Solar drying offers an effective and sustainable method for preserving agricultural products, particularly in regions with limited access to conventional energy. This study evaluates the performance of an Indirect-Type Solar Dryer (ITSD) for drying Bitter Gourd Slices (BGS), comparing natural and forced convection modes. The ITSD system comprises a V-grooved absorber solar collector, aluminium-finned paraffin wax as thermal storage, a drying chamber, and a blower operating at 0.064 kg/s for forced convection. Natural convection airflow ranged from 0.019 to 0.033 kg/s. Key performance indicators, including collector and dryer efficiencies, drying kinetics, Specific Energy Consumption (SEC), and Specific Moisture Extraction Rate (SMER), were experimentally analyzed. Mathematical modelling was applied to describe and predict the drying behaviour of BGS, offering insight into moisture removal dynamics. The average exit air temperature from the collector was 40.33 °C for natural convection and 38.76 °C for forced convection, with a higher temperature in natural convection due to lower airflow. Moisture content was reduced from 92 % to 12 % (wet basis) in 15 h under natural convection and in 12 h under forced convection.
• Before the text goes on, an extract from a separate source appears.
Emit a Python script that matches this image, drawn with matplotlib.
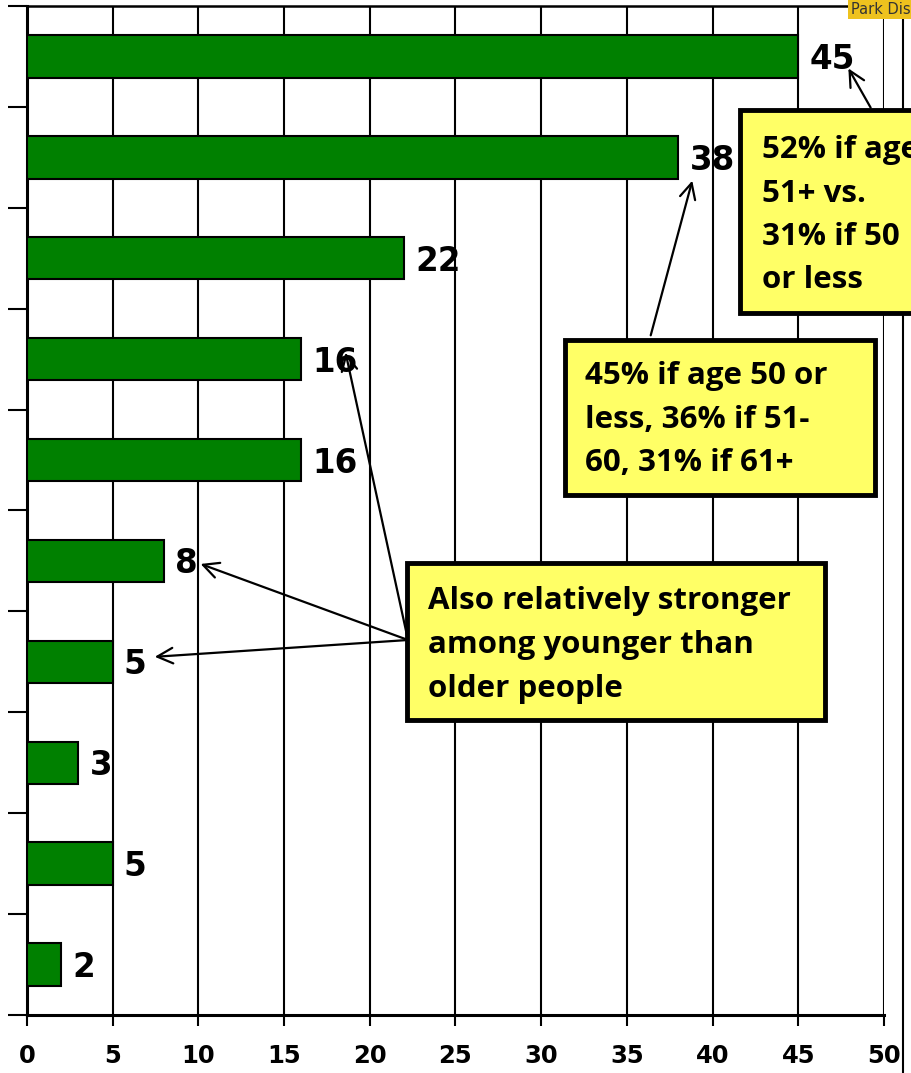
import numpy as np
import matplotlib.pyplot as plt
from matplotlib.patches import Rectangle
from matplotlib.lines import Line2D

# values top to bottom (category names are not shown on the chart)
categories = ['c1', 'c2', 'c3', 'c4', 'c5', 'c6', 'c7', 'c8', 'c9', 'c10']
values = [45, 38, 22, 16, 16, 8, 5, 3, 5, 2]
x_ticks = [0, 5, 10, 15, 20, 25, 30, 35, 40, 45, 50]

note_top = ['52% if age', '51+ vs.', '31% if 50', 'or less']
note_mid = ['45% if age 50 or', 'less, 36% if 51-', '60, 31% if 61+']
note_low = ['Also relatively stronger', 'among younger than', 'older people']

W, H = 912, 1073
fig = plt.figure(figsize=(W / 100, H / 100), dpi=100)
ax = fig.add_axes([27 / W, 1 - 1015 / H, (884 - 27) / W, (1015 - 6) / H])

y = np.arange(len(categories))
ax.barh(y, values, height=0.42, color='#008000', edgecolor='black', linewidth=1.5, zorder=3)
ax.set_ylim(len(categories) - 0.5, -0.5)
ax.set_xlim(0, 50)

num_font = dict(family='DejaVu Sans', weight='bold')
for yi, v in zip(y, values):
    ax.text(v + 0.65, yi + 0.03, str(v), va='center', ha='left', fontsize=23.5, zorder=4, **num_font)

ax.set_xticks(x_ticks)
ax.set_xticklabels([str(t) for t in x_ticks], fontsize=17.5, **num_font)
ax.tick_params(axis='x', direction='out', length=8, width=1.5, pad=13)
ax.set_yticks(np.arange(-0.5, len(categories), 1.0))
ax.set_yticklabels([])
ax.tick_params(axis='y', direction='out', length=14, width=1.5)
ax.xaxis.grid(True, color='black', linewidth=1.5, zorder=0)
ax.set_axisbelow(True)
for side in ['left', 'bottom']:
    ax.spines[side].set_linewidth(2.2)
ax.spines['top'].set_linewidth(1.8)
ax.spines['right'].set_visible(False)


def px(x, yy):
    return x / W, 1 - yy / H


def to_data(x, yy):
    return (x - 27) / (857 / 50), (yy - 6) / 100.9 - 0.5


# right border line of the slide
fig.add_artist(Line2D([903 / W, 903 / W], [0, 1], color='black', linewidth=1.5))

# small header tag at the top edge
fig.add_artist(Rectangle(px(848, 19), (W - 848) / W, 19 / H, facecolor='#EEC21E',
                         edgecolor='none', zorder=5))
fig.text(*px(851, 10), 'Park Dis', fontsize=10.5, color='#333333', va='center', ha='left',
         family='DejaVu Sans', zorder=6)

note_font = dict(family='Open Sans', weight='bold', fontsize=22.5)
arrow = dict(arrowstyle='->', color='black', lw=1.6, mutation_scale=28)


def note(x0, y0, x1, y1, lines, line_y, text_x):
    fig.add_artist(Rectangle(px(x0, y1), (x1 - x0) / W, (y1 - y0) / H, facecolor='#FFFF66',
                             edgecolor='black', linewidth=3.5, zorder=5))
    for s, ly in zip(lines, line_y):
        fig.text(*px(text_x, ly), s, va='center', ha='left', zorder=6, **note_font)


# arrows
ax.annotate('', xy=to_data(847, 66), xytext=to_data(872, 110), arrowprops=arrow, zorder=4)
ax.annotate('', xy=to_data(693, 178), xytext=to_data(650, 338), arrowprops=arrow, zorder=4)
for hx, hy in [(345, 350), (198, 563), (152, 657)]:
    ax.annotate('', xy=to_data(hx, hy), xytext=to_data(408, 640), arrowprops=arrow, zorder=4)

note(740, 110, 960, 313, note_top, [150, 194, 237, 280], 762)
note(565, 340, 875, 495, note_mid, [376, 420, 463], 585)
note(407, 563, 825, 720, note_low, [601, 645, 689], 428)

fig.savefig('out.png', dpi=100)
System efficiencies averaged 18.13 % and 19.35 % for natural and forced modes, respectively. SEC and SMER were 12.22 kW-h/kg and 0.084 kg/kW-h for natural, and 13.14 kW-h/kg and 0.079 kg/kW-h for forced convection. Despite higher air temperature in natural convection, forced convection demonstrated superior overall drying performance and is thus recommended for food processing applications where controlled and uniform drying is essential.